The only way to compete economically with that is to become that.
Your argument would be more credible if the US and EU didn't have manufacturing sectors equal to or larger than China's manufacturing sector. Cheap labor is only helpful for products that have a high labor content. Lots of products require relatively little labor or require specialized labor that isn't cheap anywhere. I have a stamping press in my plant for making wire leads. Operating this press requires some of skilled labor to set up and then it is all automated. No amount of cheap labor from China can undercut us on price, we're fast and we can pay our people good wages too. There are some products we can't compete with China on and there are some products China can't compete with us on. The trick is knowing which is which.

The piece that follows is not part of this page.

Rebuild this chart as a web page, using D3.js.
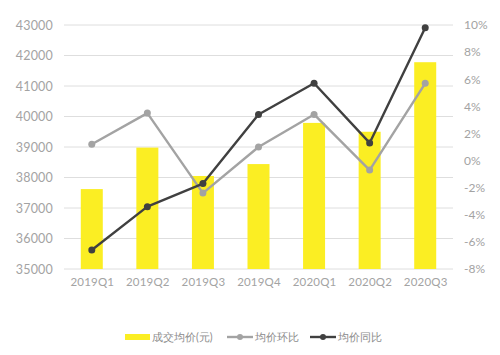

China is doing what the west did in its day. E.g. if the orient had valuable plants we would sneak them out and grow them ourselves; if the French had movie technology we'd copy it and build our own industry. Of course these days we would NEVER take another person's secrets, and NEVER have unequal trade practices. /sarcasm
Did you follow how DOCX came to be "standardized"? Specifically the scandalous way they manipulated the ISO standards process?
How about the parts of the standard that say things like "Do it like Office 9x does" without defining how that is? A "standard" that is not fully defined and which Microsoft itself has yet to fully and compliantly implement.
Then there are other things like MS coming up with their own way to define leap years which results in disagreement with the existing international standards for what and when a leap year is.